> Written task
Working from the top of the listing below, retype each line through the line containing "const density = [1863, 1941, 2016, 2011, 1775];", both included, with no pictures.

* Start Supplied information *

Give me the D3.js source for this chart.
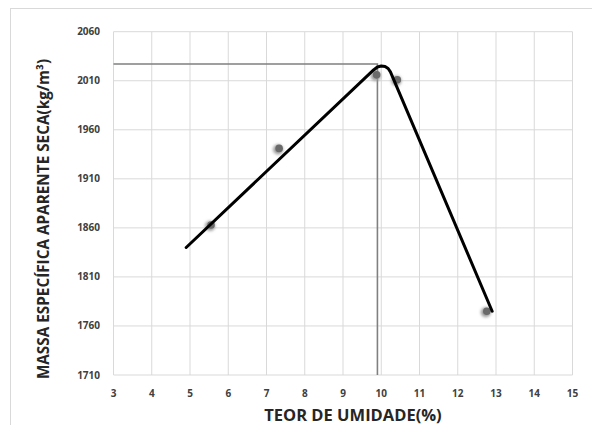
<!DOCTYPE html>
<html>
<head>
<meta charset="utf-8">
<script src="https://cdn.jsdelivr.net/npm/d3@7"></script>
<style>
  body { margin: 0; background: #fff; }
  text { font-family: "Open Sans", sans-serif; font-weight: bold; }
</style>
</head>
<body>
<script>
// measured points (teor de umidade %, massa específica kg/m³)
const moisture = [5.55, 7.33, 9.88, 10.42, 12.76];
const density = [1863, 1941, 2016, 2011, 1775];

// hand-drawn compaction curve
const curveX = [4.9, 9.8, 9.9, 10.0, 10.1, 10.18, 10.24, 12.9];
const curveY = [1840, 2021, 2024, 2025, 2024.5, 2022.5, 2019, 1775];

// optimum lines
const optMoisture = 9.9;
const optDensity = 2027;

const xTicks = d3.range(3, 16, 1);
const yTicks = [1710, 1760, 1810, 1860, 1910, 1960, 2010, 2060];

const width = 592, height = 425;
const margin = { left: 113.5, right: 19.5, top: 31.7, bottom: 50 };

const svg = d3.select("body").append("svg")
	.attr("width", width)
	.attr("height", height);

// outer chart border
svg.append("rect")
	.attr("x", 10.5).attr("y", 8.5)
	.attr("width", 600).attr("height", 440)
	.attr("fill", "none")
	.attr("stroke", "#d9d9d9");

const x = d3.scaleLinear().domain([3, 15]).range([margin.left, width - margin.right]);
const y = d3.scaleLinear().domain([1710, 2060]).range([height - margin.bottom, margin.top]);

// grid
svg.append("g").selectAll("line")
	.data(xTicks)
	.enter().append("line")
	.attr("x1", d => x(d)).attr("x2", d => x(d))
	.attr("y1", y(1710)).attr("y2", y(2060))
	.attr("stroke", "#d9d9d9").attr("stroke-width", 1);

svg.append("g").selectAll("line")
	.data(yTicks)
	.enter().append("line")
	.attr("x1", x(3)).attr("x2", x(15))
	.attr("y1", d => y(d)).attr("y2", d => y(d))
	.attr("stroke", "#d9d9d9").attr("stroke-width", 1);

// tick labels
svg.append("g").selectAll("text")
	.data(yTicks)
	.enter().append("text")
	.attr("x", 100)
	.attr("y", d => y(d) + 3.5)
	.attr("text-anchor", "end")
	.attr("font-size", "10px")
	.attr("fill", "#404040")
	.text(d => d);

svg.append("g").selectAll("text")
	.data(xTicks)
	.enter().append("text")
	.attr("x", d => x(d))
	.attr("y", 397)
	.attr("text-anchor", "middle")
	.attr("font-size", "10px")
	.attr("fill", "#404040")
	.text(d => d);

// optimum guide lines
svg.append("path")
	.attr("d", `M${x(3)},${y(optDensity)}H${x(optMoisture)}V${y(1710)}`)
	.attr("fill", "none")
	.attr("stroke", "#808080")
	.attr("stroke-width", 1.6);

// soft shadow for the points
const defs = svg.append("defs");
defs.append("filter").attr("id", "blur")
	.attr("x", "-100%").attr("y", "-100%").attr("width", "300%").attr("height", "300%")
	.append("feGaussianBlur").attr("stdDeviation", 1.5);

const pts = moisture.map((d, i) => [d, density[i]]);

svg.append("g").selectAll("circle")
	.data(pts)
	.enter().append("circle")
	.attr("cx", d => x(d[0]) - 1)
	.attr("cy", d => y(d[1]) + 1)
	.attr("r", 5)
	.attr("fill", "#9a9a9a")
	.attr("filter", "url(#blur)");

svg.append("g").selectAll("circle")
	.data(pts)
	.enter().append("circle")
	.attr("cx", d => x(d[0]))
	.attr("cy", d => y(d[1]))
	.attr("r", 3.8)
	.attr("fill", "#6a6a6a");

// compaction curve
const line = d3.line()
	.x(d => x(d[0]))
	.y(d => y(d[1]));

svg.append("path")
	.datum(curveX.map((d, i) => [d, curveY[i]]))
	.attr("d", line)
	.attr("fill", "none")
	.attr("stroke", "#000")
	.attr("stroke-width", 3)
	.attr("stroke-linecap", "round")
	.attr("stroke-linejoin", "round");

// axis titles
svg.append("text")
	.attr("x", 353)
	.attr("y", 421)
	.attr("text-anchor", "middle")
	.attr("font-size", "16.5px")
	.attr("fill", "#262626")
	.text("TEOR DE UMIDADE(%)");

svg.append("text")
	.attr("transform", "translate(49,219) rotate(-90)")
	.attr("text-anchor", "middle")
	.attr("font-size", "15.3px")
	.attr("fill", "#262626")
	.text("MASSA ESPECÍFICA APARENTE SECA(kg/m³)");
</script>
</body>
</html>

* End Supplied information *

> Result of this task
Give me the D3.js source for this chart.
<!DOCTYPE html>
<html>
<head>
<meta charset="utf-8">
<script src="https://cdn.jsdelivr.net/npm/d3@7"></script>
<style>
  body { margin: 0; background: #fff; }
  text { font-family: "Open Sans", sans-serif; font-weight: bold; }
</style>
</head>
<body>
<script>
// measured points (teor de umidade %, massa específica kg/m³)
const moisture = [5.55, 7.33, 9.88, 10.42, 12.76];
const density = [1863, 1941, 2016, 2011, 1775];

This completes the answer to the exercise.